Madrileñofobia

La madrileñofobia no es de ahora. Madrid siempre ha ‘sufrido’ las consecuencias de ser la capital de un país repleto de capitales de provincias, un honor que, en términos reales, no significa nada más que mayores índices de contaminación, contagios y la creencia —a veces infundada— de ser el sitio en el que dormir si queremos soñar en 3D. Y es que siendo niños íbamos al pueblo y los locales ya nos recibían con un sonoro «¡madrileños de mierda!», quedando inaugurada la temporada de Frigopies y Aftersun.

La cosa tampoco mejoraba en mi ciudad natal, pedanía con olor a purín en la que cada fin de semana los hosteleros contaban billetes a la velocidad de animadversión hacia el de más afuera, como si venir del otro lado implicara llevar la letra escarlata del chulo en la frente.
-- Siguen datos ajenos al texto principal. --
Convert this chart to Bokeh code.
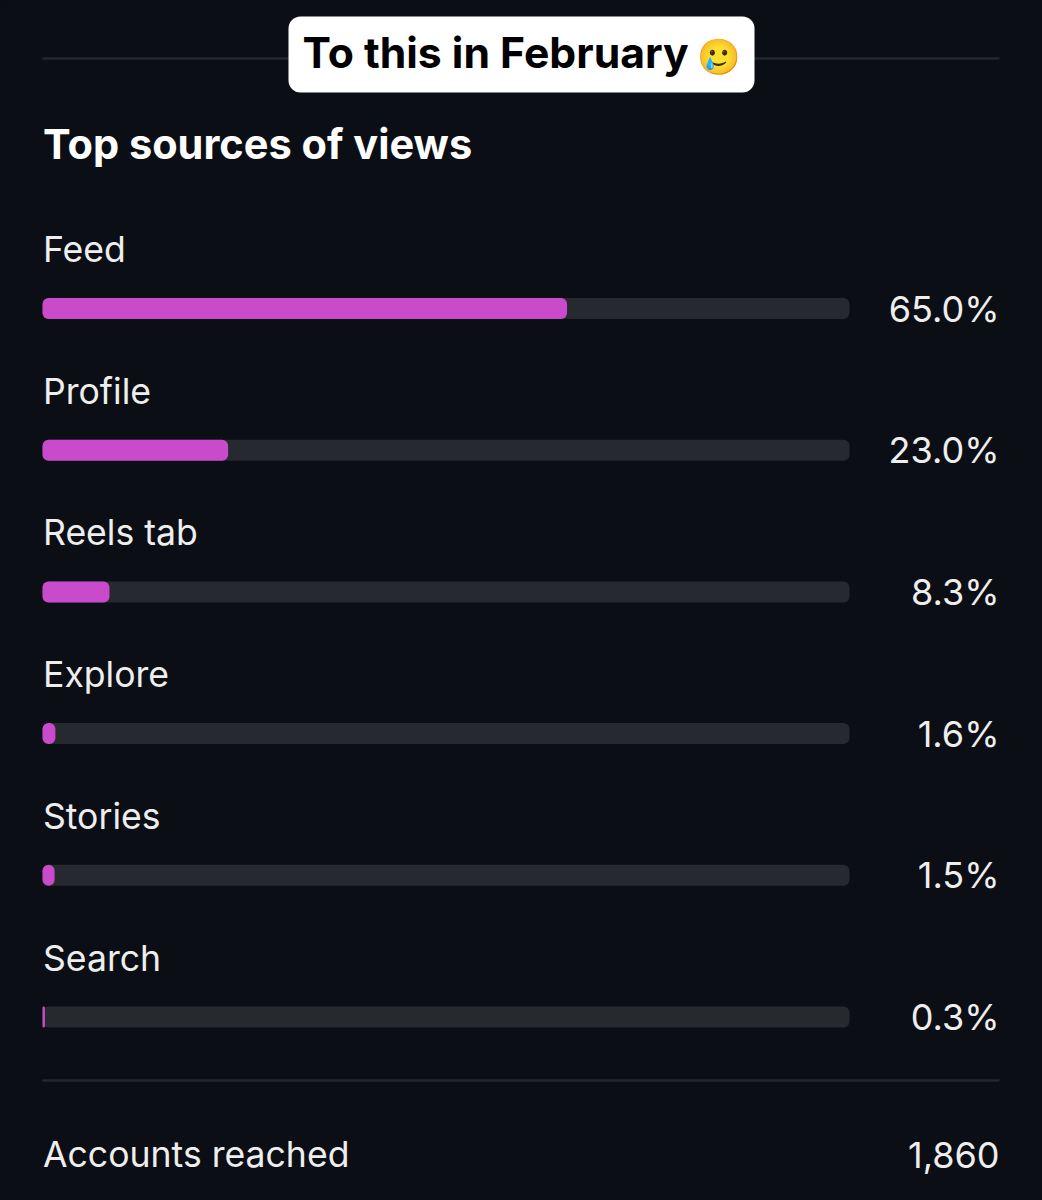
from bokeh.plotting import figure
from bokeh.models import Range1d
from bokeh.core.properties import value
from bokeh.embed import file_html
from bokeh.resources import INLINE

categories = ["Feed", "Profile", "Reels tab", "Explore", "Stories", "Search"]
shares = [65.0, 23.0, 8.3, 1.6, 1.5, 0.3]
share_labels = ["65.0%", "23.0%", "8.3%", "1.6%", "1.5%", "0.3%"]
title = "Top sources of views"
banner = "To this in February"
banner_emoji = "🥲"
footer_label = "Accounts reached"
footer_value = "1,860"

BG = "#0b0e14"
W, H = 1042, 1200
PX_PER_PCT = 8.07
X0 = 42.0
FONT = value("Inter")
DY = 14  # renderer's offset of the text baseline

p = figure(width=W, height=H, output_backend="svg", toolbar_location=None,
           x_range=Range1d(0, W), y_range=Range1d(H, 0),
           x_axis_location=None, y_axis_location=None, min_border=0,
           background_fill_color=BG, border_fill_color=BG, outline_line_color=None)
p.grid.visible = False
p.extra_x_ranges["pct"] = Range1d(-X0 / PX_PER_PCT, (W - X0) / PX_PER_PCT)

rows = list(range(len(categories)))
bar_y = [308 + 141.7 * i for i in rows]
lab_y = [263 - DY + 141.7 * i for i in rows]
val_y = [322 - DY + 141.7 * i for i in rows]

# rules
p.segment([42, 42], [58, 1080], [999, 999], [58, 1080], line_color="#24272d", line_width=2.5)

# banner
p.quad(left=[288], right=[754], top=[16], bottom=[92], fill_color="#ffffff", line_color=None, border_radius=12)
p.text([302], [66 - DY], text=[banner], text_font=FONT, text_font_style="bold", text_font_size="42.7px",
       text_color="#000000", text_align="left", text_baseline="alphabetic")
p.text([718], [69 - DY], text=[banner_emoji], text_font=FONT, text_font_size="35px",
       text_color="#000000", text_align="center", text_baseline="alphabetic")

# title
p.text([42.5], [157 - DY], text=[title], text_font=FONT, text_font_style="bold", text_font_size="41.5px",
       text_color="#ffffff", text_align="left", text_baseline="alphabetic")

# bars
p.hbar(y=bar_y, left=0, right=[100] * len(rows), height=21, x_range_name="pct",
       fill_color="#26292e", line_color=None, border_radius=6)
p.hbar(y=bar_y, left=0, right=shares, height=21, x_range_name="pct",
       fill_color="#c94acb", line_color=None, border_radius=6)

# labels
p.text([42.5] * len(rows), lab_y, text=categories, text_font=FONT, text_font_size="35.6px",
       text_color="#eeeeee", text_align="left", text_baseline="alphabetic")
p.text([999] * len(rows), val_y, text=share_labels, text_font=FONT, text_font_size="36px",
       text_color="#eeeeee", text_align="right", text_baseline="alphabetic")

# footer
p.text([42.5], [1168 - DY], text=[footer_label], text_font=FONT, text_font_size="35.6px",
       text_color="#eeeeee", text_align="left", text_baseline="alphabetic")
p.text([999], [1168 - DY], text=[footer_value], text_font=FONT, text_font_size="36px",
       text_color="#eeeeee", text_align="right", text_baseline="alphabetic")

html = file_html(p, INLINE)
html = html.replace("<head>", "<head><style>html,body{background:%s}</style>" % BG, 1)
open("out.html", "w").write(html)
Yo miraba a esos madrileños y no les veía nada raro, aunque siempre se movían bajo una nube de inseguridad hecha boina y la certidumbre de que por cada mil personas hay diez gilipollas. Como en todas partes.

Ahora la España herida tampoco los quiere. Quizás porque está frágil, quizás porque la enfermedad nos ha hecho ahogarnos mar adentro, entre el trigo y el táper, olvidándonos de que cuando la ciudad termina, ahí empieza el campo, su némesis y también complemento. Es extraño que, precisamente, en los espacios más abiertos se siga apelando a una diferencia que no es más que miedo en descomposición. Nací en Segovia, pero soy madrileño con acento de la rue des Maraîchers. Y así pasa con todos, aunque se nos olvide en esta nueva anormalidad.